LUZ
Hypnose cinématographique
Quatre personnes sont dans une salle de conférence : une policière (Bertillon), un ingénieur du son (Olarte), un hypnotiseur (Dr. Rossini) et une jeune femme suspecte (Luz). La policière veut interroger cette dernière, mais elle ne se souvient de rien, elle fait donc appel à l’hypnotiseur. L’interrogatoire ne va pas se passer comme prévu…
Pour faire simple, ce que l'on peut dire c'est que "Luz" est un film de fin d'études très maîtrisé. Conçu comme une séance d'hypnose, le film est une expérience visuelle et sonore qui vient jouer avec les repères du spectateur. La dichotomie rêve-réalité ne peut pas rendre les deux camps en présence, car dans l’hypnose la patiente présentifie un moment passé. Tout devient bien plus compliqué quand le passé, qui jusqu’ici n’existait que dans la tête de la patiente, s’incarne dans son environnement, au présent.

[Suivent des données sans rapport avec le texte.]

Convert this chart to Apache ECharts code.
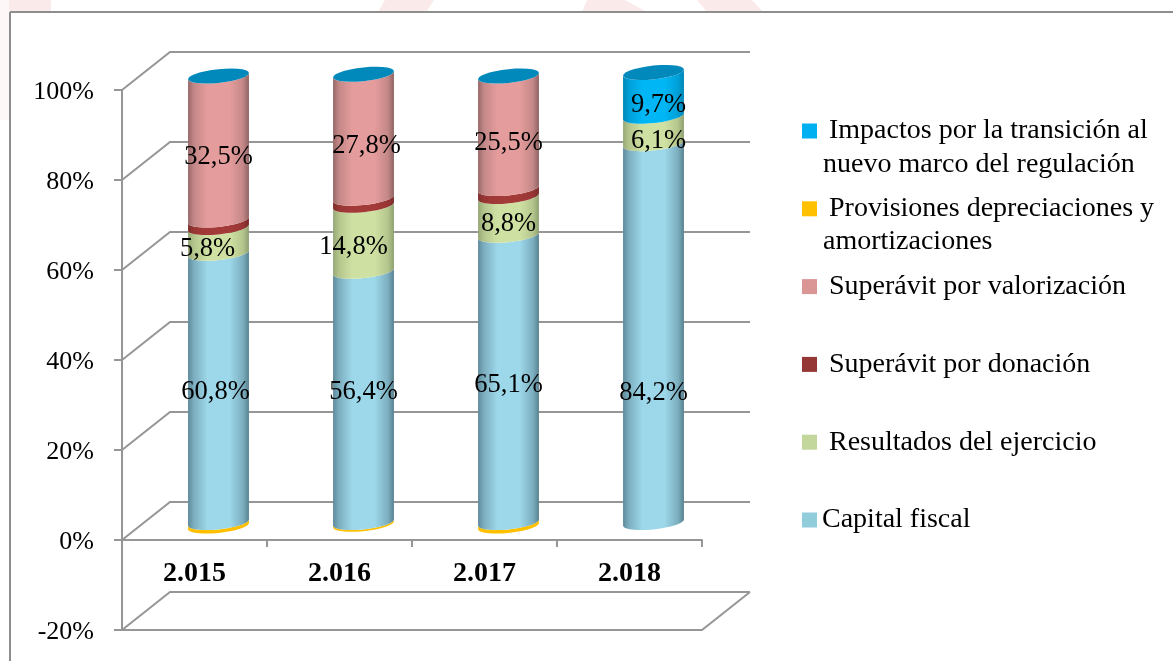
<!DOCTYPE html>
<html>
<head>
<meta charset="utf-8">
<style>html,body{margin:0;padding:0;background:#fff}#chart{width:1173px;height:661px}</style>
<script src="https://cdn.jsdelivr.net/npm/echarts@6/dist/echarts.min.js"></script>
</head>
<body>
<div id="chart"></div>
<script>
var categories = ['2.015', '2.016', '2.017', '2.018'];
var yTicks = [100, 80, 60, 40, 20, 0, -20];

// stacked bottom-up (percent)
var capitalFiscal   = [60.8, 56.4, 65.1, 84.2];
var resultados      = [5.8, 14.8, 8.8, 6.1];
var donacion        = [1.7, 1.6, 1.8, 0];
var valorizacion    = [32.5, 27.8, 25.5, 0];
var impactos        = [0, 0, 0, 9.7];
var provisiones     = [-0.8, -0.4, -0.8, 0];

var capitalLabels      = ['60,8%', '56,4%', '65,1%', '84,2%'];
var resultadosLabels   = ['5,8%', '14,8%', '8,8%', '6,1%'];
var valorizacionLabels = ['32,5%', '27,8%', '25,5%', ''];
var impactosLabels     = ['', '', '', '9,7%'];

// hand-placed label nudges from the centre of each segment, [dx, dy] px
var capitalNudge      = [[-3, 4], [0, -5], [0, 6], [0, 60]];
var resultadosNudge   = [[-11, 9], [-10, 9], [0, 8], [5, 11]];
var valorizacionNudge = [[0, 9], [3, 10], [0, 11], [0, 0]];
var impactosNudge     = [[0, 0], [0, 0], [0, 0], [5, 11]];

var legendLines = {
  'Impactos por la transición al nuevo marco del regulación': [' Impactos por la transición al', 'nuevo marco del regulación'],
  'Provisiones depreciaciones y amortizaciones': [' Provisiones depreciaciones y', 'amortizaciones'],
  'Superávit por valorización': [' Superávit por valorización'],
  'Superávit por donación': [' Superávit por donación'],
  'Resultados del ejercicio': [' Resultados del ejercicio'],
  'Capital fiscal': ['Capital fiscal']
};
var legendOrder = Object.keys(legendLines);

var FONT = '"Liberation Serif","Times New Roman",serif';
var DX = 24, DY = -17.5;       // 3D depth of the bars
var WX = 48, WY = -38;         // 3D depth of the walls
var LINE = '#969696';

function shade(edgeL, mid, edgeR) {
  return { type: 'linear', x: 0, y: 0, x2: 1, y2: 0, colorStops: [
    { offset: 0, color: edgeL }, { offset: 0.1, color: mid[0] }, { offset: 0.32, color: mid[1] },
    { offset: 0.68, color: mid[1] }, { offset: 0.9, color: mid[0] }, { offset: 1, color: edgeR } ] };
}
var looks = {
  prov: { legend: '#FFC000', body: '#FFC000' },
  cap:  { legend: '#92CDDC', body: shade('#5f8b9b', ['#7cafc0', '#9dd8ea'], '#598290') },
  res:  { legend: '#C3D69B', body: shade('#97a878', ['#b4c68c', '#cfe1a2'], '#8fa072') },
  don:  { legend: '#953735', body: shade('#7c2e2c', ['#983634', '#a23a38'], '#762c2a') },
  val:  { legend: '#D99694', body: shade('#976968', ['#c48888', '#e59c9c'], '#8f6463') },
  imp:  { legend: '#00B0F0', body: shade('#0086b5', ['#00a0d8', '#00b6f4'], '#0086b5') }
};

// 100% stack: each value is divided by the column's absolute sum
var stackOrder = [
  { name: legendOrder[4], key: 'res', vals: resultados, labels: resultadosLabels, nudge: resultadosNudge },
  { name: legendOrder[3], key: 'don', vals: donacion },
  { name: legendOrder[2], key: 'val', vals: valorizacion, labels: valorizacionLabels, nudge: valorizacionNudge },
  { name: legendOrder[0], key: 'imp', vals: impactos, labels: impactosLabels, nudge: impactosNudge, cap: true }
];
stackOrder.unshift({ name: legendOrder[5], key: 'cap', vals: capitalFiscal, labels: capitalLabels, nudge: capitalNudge });

var totals = categories.map(function (_, i) {
  return capitalFiscal[i] + resultados[i] + donacion[i] + valorizacion[i] + impactos[i] + Math.abs(provisiones[i]);
});
var labelData = [];
var running = categories.map(function () { return 0; });
var seriesList = [];

function arc(cx, cy, a, from, to) {
  var pts = [], n = 28, s = 3.1, b = 6.9;
  for (var i = 0; i <= n; i++) {
    var t = from + (to - from) * i / n;
    pts.push([cx + a * Math.cos(t), cy - s * Math.cos(t) + b * Math.sin(t)]);
  }
  return pts;
}
function cylinder(look, withCap) {
  return function (params, api) {
    var c = api.value(0), v0 = api.value(1), v1 = api.value(2);
    var p0 = api.coord([c, v0]), p1 = api.coord([c, v1]);
    var a = api.size([1, 0])[0] * 0.21;
    var cx = p0[0] + DX, y0 = p0[1] + DY, y1 = p1[1] + DY;
    var kids = [];
    if (v0 !== v1) {
      var pts = arc(cx, y0, a, Math.PI, 0).concat(arc(cx, y1, a, 0, Math.PI));
      kids.push({ type: 'polygon', shape: { points: pts }, style: { fill: look.body } });
    }
    if (withCap) {
      kids.push({ type: 'polygon', shape: { points: arc(cx, y1, a, 0, Math.PI * 2) }, style: { fill: '#0089BA' } });
    }
    return { type: 'group', children: kids, silent: true };
  };
}

// walls and gridlines
seriesList.push({
  type: 'custom', name: 'walls', coordinateSystem: 'cartesian2d', z: 1, silent: true, clip: false,
  data: yTicks.map(function (t) { return [0, t]; }), encode: { x: 0, y: 1 },
  renderItem: function (params, api) {
    var t = api.value(1), y = api.coord([0, t])[1];
    var x0 = params.coordSys.x, x1 = x0 + params.coordSys.width;
    var st = { stroke: LINE, lineWidth: 2, fill: null };
    var kids = [{ type: 'polyline', shape: { points: [[x0, y], [x0 + WX, y + WY], [x1 + WX, y + WY]] }, style: st }];
    if (t === yTicks[yTicks.length - 1]) {
      kids.push({ type: 'polyline', shape: { points: [[x0, y], [x1, y], [x1 + WX, y + WY]] }, style: st });
    }
    return { type: 'group', children: kids, silent: true };
  }
});

// negative series
seriesList.push({
  type: 'custom', name: legendOrder[1], coordinateSystem: 'cartesian2d', z: 2, silent: true, clip: false,
  itemStyle: { color: looks.prov.legend },
  data: provisiones.map(function (v, i) { return [i, v * 100 / totals[i], 0]; }),
  encode: { x: 0, y: [1, 2] }, renderItem: cylinder(looks.prov, false)
});

stackOrder.forEach(function (s, si) {
  var rows = s.vals.map(function (v, i) {
    var start = running[i], end = start + v * 100 / totals[i];
    running[i] = end;
    if (s.labels && s.labels[i]) {
      labelData.push([i, (start + end) / 2, s.labels[i], s.nudge[i][0], s.nudge[i][1]]);
    }
    return [i, start, end];
  });
  seriesList.push({
    type: 'custom', name: s.name, coordinateSystem: 'cartesian2d', z: 3 + si, silent: true, clip: false,
    itemStyle: { color: looks[s.key].legend },
    data: rows, encode: { x: 0, y: [1, 2] }, renderItem: cylinder(looks[s.key], !!s.cap)
  });
});

// data labels
seriesList.push({
  type: 'custom', name: 'labels', coordinateSystem: 'cartesian2d', z: 20, silent: true, clip: false,
  data: labelData, encode: { x: 0, y: 1 },
  renderItem: function (params, api) {
    var row = labelData[params.dataIndex];
    var p = api.coord([row[0], row[1]]);
    return { type: 'text', silent: true, style: {
      text: row[2], x: p[0] + DX + row[3], y: p[1] + DY + row[4],
      align: 'center', verticalAlign: 'middle', fill: '#000',
      font: '26.5px ' + FONT } };
  }
});

var legendY = [131, 208, 286, 364, 441, 518];
var extraLines = [];
legendOrder.forEach(function (n, i) {
  if (legendLines[n][1]) {
    extraLines.push({ type: 'text', x: 823, y: legendY[i] + 34, silent: true, z: 30,
      style: { text: legendLines[n][1], fill: '#000', font: '28px ' + FONT, verticalAlign: 'middle', align: 'left' } });
  }
});
var WM = '#FAEAEA';
var frame = [
  { type: 'polygon', silent: true, z: 0, shape: { points: [[7, 0], [51, 0], [51, 12], [7, 12]] }, style: { fill: WM } },
  { type: 'polygon', silent: true, z: 0, shape: { points: [[0, 0], [9, 0], [9, 120], [0, 120]] }, style: { fill: '#FEF7F7' } },
  { type: 'polygon', silent: true, z: 0, shape: { points: [[385, 0], [434, 0], [426, 12], [378, 12]] }, style: { fill: WM } },
  { type: 'polygon', silent: true, z: 0, shape: { points: [[587, 0], [625, 0], [647, 12], [582, 12]] }, style: { fill: WM } },
  { type: 'polygon', silent: true, z: 0, shape: { points: [[697, 0], [752, 0], [763, 12], [707, 12]] }, style: { fill: WM } },
  { type: 'line', silent: true, z: 1, shape: { x1: 10, y1: 12, x2: 1173, y2: 12 }, style: { stroke: '#8e8e8e', lineWidth: 2 } },
  { type: 'line', silent: true, z: 1, shape: { x1: 10, y1: 12, x2: 10, y2: 661 }, style: { stroke: '#8e8e8e', lineWidth: 2 } }
];

var chart = echarts.init(document.getElementById('chart'), null, { renderer: 'canvas' });
chart.setOption({
  animation: false,
  backgroundColor: '#fff',
  grid: { left: 122, right: 471, top: 90, bottom: 31, containLabel: false, outerBoundsMode: 'none' },
  xAxis: {
    type: 'category', data: categories, position: 'bottom', offset: -90,
    axisLine: { onZero: false, lineStyle: { color: LINE, width: 2 } },
    axisTick: { show: true, alignWithLabel: false, length: 7, lineStyle: { color: LINE, width: 2 } },
    axisLabel: { color: '#000', fontFamily: FONT, fontSize: 28, fontWeight: 'bold', margin: 20 },
    splitLine: { show: false }
  },
  yAxis: {
    type: 'value', min: -20, max: 100, interval: 20,
    axisLine: { show: true, lineStyle: { color: LINE, width: 2 } },
    axisTick: { show: true, length: 8, lineStyle: { color: LINE, width: 2 } },
    axisLabel: { color: '#000', fontFamily: FONT, fontSize: 26, margin: 28, verticalAlign: 'top', lineHeight: 4, formatter: '{value}%' },
    splitLine: { show: false }
  },
  legend: {
    orient: 'vertical', left: 802, top: 116, padding: 0,
    itemWidth: 15, itemHeight: 15, itemGap: 47.8, selectedMode: false,
    icon: 'rect',
    data: legendOrder.map(function (n) { return { name: n, itemStyle: { color: stackOrder.concat([{ name: legendOrder[1], key: 'prov' }]).filter(function (s) { return s.name === n; }).map(function (s) { return looks[s.key].legend; })[0] } }; }),
    formatter: function (n) { return legendLines[n][0]; },
    textStyle: { color: '#000', fontFamily: FONT, fontSize: 28, lineHeight: 30, padding: 0 }
  },
  graphic: frame.concat(extraLines),
  series: seriesList
});
</script>
</body>
</html>
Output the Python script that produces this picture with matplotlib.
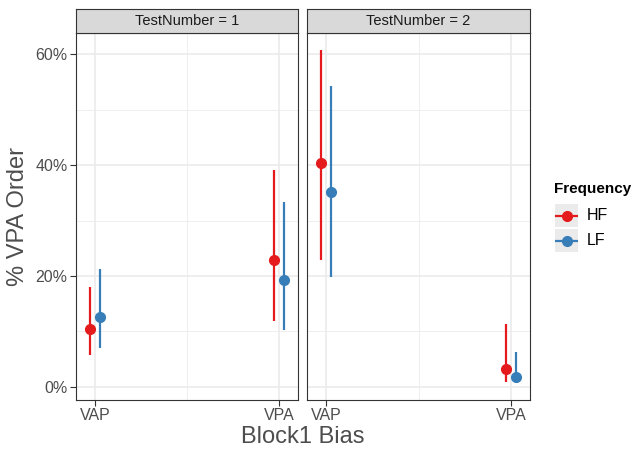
import matplotlib
matplotlib.use("Agg")
import matplotlib.pyplot as plt
import numpy as np

plt.rcParams['font.family'] = ['Liberation Sans', 'DejaVu Sans']

categories = ["VAP", "VPA"]
test_numbers = [1, 2]
freqs = ["HF", "LF"]
colors = {"HF": "#E41A1C", "LF": "#377EB8"}

# values in percent, per test number
hf_mean = {1: [10.4, 22.8], 2: [40.4, 3.2]}
hf_lo = {1: [5.7, 11.9], 2: [22.9, 0.9]}
hf_hi = {1: [18.0, 39.2], 2: [60.8, 11.4]}
lf_mean = {1: [12.5, 19.3], 2: [35.1, 1.8]}
lf_lo = {1: [7.0, 10.2], 2: [19.8, 0.6]}
lf_hi = {1: [21.2, 33.4], 2: [54.3, 6.2]}

series = {"HF": (hf_mean, hf_lo, hf_hi), "LF": (lf_mean, lf_lo, lf_hi)}
offsets = {"HF": -0.025, "LF": 0.025}

W, H = 635, 449
fig = plt.figure(figsize=(W / 100, H / 100), dpi=100)

panel_x = [(76, 298), (307, 530)]
p_top, p_bot = 33, 400
strip_top = 9
grey20 = "#333333"
grey30 = "#4D4D4D"
gridc = "#EBEBEB"

for i, tn in enumerate(test_numbers):
    x0, x1 = panel_x[i]
    ax = fig.add_axes([x0 / W, 1 - p_bot / H, (x1 - x0) / W, (p_bot - p_top) / H])
    ax.set_xlim(0.897, 2.103)
    ax.set_ylim(-2.4, 63.85)
    for y in [10, 30, 50]:
        ax.axhline(y, color=gridc, lw=0.6, zorder=0)
    for y in [0, 20, 40, 60]:
        ax.axhline(y, color=gridc, lw=1.2, zorder=0)
    ax.axvline(1.5, color=gridc, lw=0.6, zorder=0)
    for xv in [1, 2]:
        ax.axvline(xv, color=gridc, lw=1.2, zorder=0)
    xs = np.arange(1, len(categories) + 1)
    for f in freqs:
        m, lo, hi = series[f]
        xx = xs + offsets[f]
        ax.vlines(xx, lo[tn], hi[tn], color=colors[f], lw=1.6, zorder=3)
        ax.plot(xx, m[tn], 'o', color=colors[f], ms=7, zorder=4)
    ax.set_xticks(xs)
    ax.set_xticklabels(categories)
    ax.set_yticks([0, 20, 40, 60])
    ax.set_yticklabels(["0%", "20%", "40%", "60%"])
    ax.tick_params(axis='both', length=4, width=0.8, color=grey20,
                   labelcolor=grey30, labelsize=11.5, pad=2)
    if i > 0:
        ax.tick_params(axis='y', left=False, labelleft=False)
    for s in ax.spines.values():
        s.set_color(grey20)
        s.set_linewidth(0.8)
    # strip
    sax = fig.add_axes([x0 / W, 1 - p_top / H, (x1 - x0) / W, (p_top - strip_top) / H])
    sax.set_xticks([]); sax.set_yticks([])
    sax.set_facecolor("#D9D9D9")
    for s in sax.spines.values():
        s.set_color(grey20)
        s.set_linewidth(0.8)
    sax.text(0.5, 0.5, f"TestNumber = {tn}", ha='center', va='center',
             fontsize=10.5, color="#1A1A1A", transform=sax.transAxes)

fig.text(303 / W, 1 - 437 / H, "Block1 Bias", ha='center', va='center',
         fontsize=17, color="#4D4D4D")
fig.text(18 / W, 1 - ((p_top + p_bot) / 2) / H, "% VPA Order", ha='center',
         va='center', rotation=90, fontsize=17, color="#4D4D4D")

# legend
fig.text(554 / W, 1 - 189 / H, "Frequency", ha='left', va='center',
         fontsize=11, fontweight='bold', color='black')
for j, f in enumerate(freqs):
    ky0 = 204 + j * 25
    kx0 = 555
    kax = fig.add_axes([kx0 / W, 1 - (ky0 + 23) / H, 23 / W, 23 / H])
    kax.set_xlim(0, 1); kax.set_ylim(0, 1)
    kax.set_facecolor("#EBEBEB")
    kax.set_xticks([]); kax.set_yticks([])
    for s in kax.spines.values():
        s.set_visible(False)
    kax.plot([0.05, 0.95], [0.5, 0.5], color=colors[f], lw=1.6)
    kax.plot([0.5], [0.5], 'o', color=colors[f], ms=7)
    fig.text(587 / W, 1 - (ky0 + 11.5) / H, f, ha='left', va='center',
             fontsize=11.5, color='black')

fig.savefig("out.png", dpi=100)
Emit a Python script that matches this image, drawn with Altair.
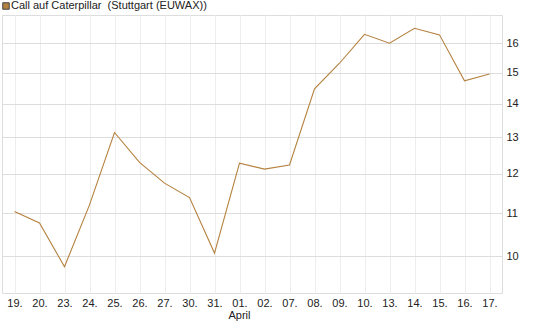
import altair as alt
import pandas as pd

dates = ["19.", "20.", "23.", "24.", "25.", "26.", "27.", "30.", "31.", "01.",
         "02.", "07.", "08.", "09.", "10.", "13.", "14.", "15.", "16.", "17."]
values = [11.04, 10.76, 9.77, 11.20, 13.14, 12.30, 11.75, 11.38, 10.07, 12.28,
          12.12, 12.23, 14.47, 15.31, 16.32, 16.00, 16.54, 16.30, 14.73, 14.95]
series_name = "Call auf Caterpillar \u00a0(Stuttgart (EUWAX))"
month_label = "April"
month_at = "01."
y_ticks = [10, 11, 12, 13, 14, 15, 16]

df = pd.DataFrame({"date": dates, "value": values})

FONT = "Liberation Sans"
COLOR = "#B5813F"

x_enc = alt.X("date:N", sort=dates,
              scale=alt.Scale(type="point", padding=0.5),
              axis=alt.Axis(title=None, labelAngle=0, labelFont=FONT, labelFontSize=11,
                            labelColor="#222", ticks=False, domain=False,
                            grid=True, gridColor="#eeeeee", labelPadding=4))

line = alt.Chart(df).mark_line(strokeWidth=1.1, color=COLOR).encode(
    x=x_enc,
    y=alt.Y("value:Q",
            scale=alt.Scale(type="log", domain=[9.22, 17.03], nice=False, zero=False),
            axis=alt.Axis(title=None, orient="right", values=y_ticks, labelFont=FONT,
                          labelFontSize=11, labelColor="#222", ticks=False, domain=False,
                          gridColor="#dddddd", labelPadding=4)),
)

leg_df = pd.DataFrame({"label": [series_name]})
leg_sym = alt.Chart(leg_df).mark_square(size=42, fill=COLOR, fillOpacity=1,
                                        stroke="#444444", strokeWidth=1).encode(
    x=alt.value(4), y=alt.value(-9))
leg_txt = alt.Chart(leg_df).mark_text(font=FONT, fontSize=11, color="#222",
                                      align="left", baseline="middle").encode(
    x=alt.value(9), y=alt.value(-9), text="label:N")

month_df = pd.DataFrame({"date": [month_at], "label": [month_label]})
month = alt.Chart(month_df).mark_text(font=FONT, fontSize=11, color="#222",
                                      baseline="top").encode(
    x=alt.X("date:N", sort=dates),
    y=alt.value(295),
    text="label:N",
)

chart = alt.layer(line, month, leg_sym, leg_txt).properties(
    width=500, height=278,
    padding={"left": 2, "top": 15, "right": 43, "bottom": 34},
    autosize=alt.AutoSizeParams(type="none"),
).configure_view(stroke="#cccccc", strokeWidth=1).configure(background="white")

chart.save("out.html", embed_options={"renderer": "svg", "actions": False})
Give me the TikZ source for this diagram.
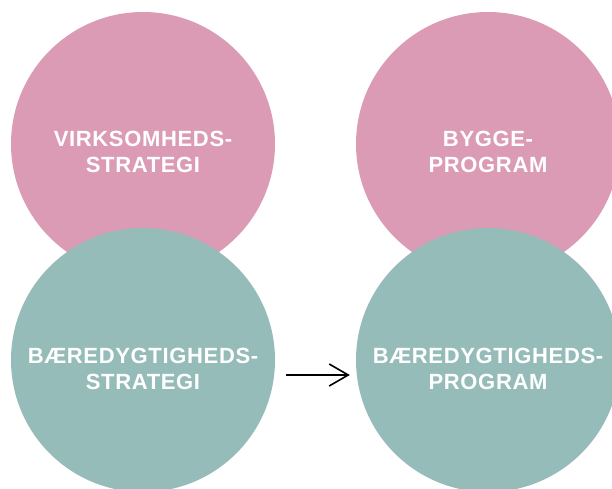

Tilman Singer a travaillé avec la même équipe artistique pendant toutes ses études, il connaît donc très bien son directeur de la photographie Paul Faltz et son chef décorateur Dario Mendez Acosta. Ensemble, ils ont développé une grammaire cinématographique qu’ils maîtrisent à la perfection. Cela se ressent dans la gestion très efficace de l’environnement et la subtilité de l’intrusion du passé et du fantastique dans le présent. La forme et les effets de style ne sont alors jamais gratuits et viennent servir l’histoire. Les effets sonores, qui viennent bousculer les repères temporels et spatiaux du spectateur, sont astucieusement mis en scène avec la présence d’un ingénieur du son sensé enregistrer l’interrogatoire (ou plutôt la « séance »).
Le film est tourné en Super 16, et faire ce choix onéreux pour un projet étudiant implique deux choses : d’une part l’attachement à une certaine esthétique du film, un peu granuleuse et voilée, avec un cadrage spécifique, d’autre part cela indique aussi que les effets spéciaux seront des effets pratiques réalisés in -camera. "Luz" va également à contre-courant de l’esthétique contemporaine des films de « genre » par son absence totale de plan à l’épaule. La caméra est toujours appareillée. En faisant ce choix, Tilman Singer et son équipe cherchent de nouvelles façons de travailler la profondeur de leur image, et de dynamiser l’action. Les plans, à la grue ou à la steadycam, bien plus précis et maîtrisés, participent à leur tour à la mise en place de cette atmosphère, entre rêve et réalité.
Ainsi, une histoire assez simple se retrouve entourée de mystère, d’impossible et de tension, alors qu’on ne quitte jamais la salle de conférence/interrogatoire. Aidé par des performances saisissantes de Luana Vellis et Jan Bluthardt, et par le jeu sur les langues, figure classique de la possession depuis Tourneur, "Luz" vient clouer le spectateur dans son siège, le sidérer et lui redonner foi dans la possibilité d’un renouvellement du langage cinématographique et du pouvoir immersif du cinéma.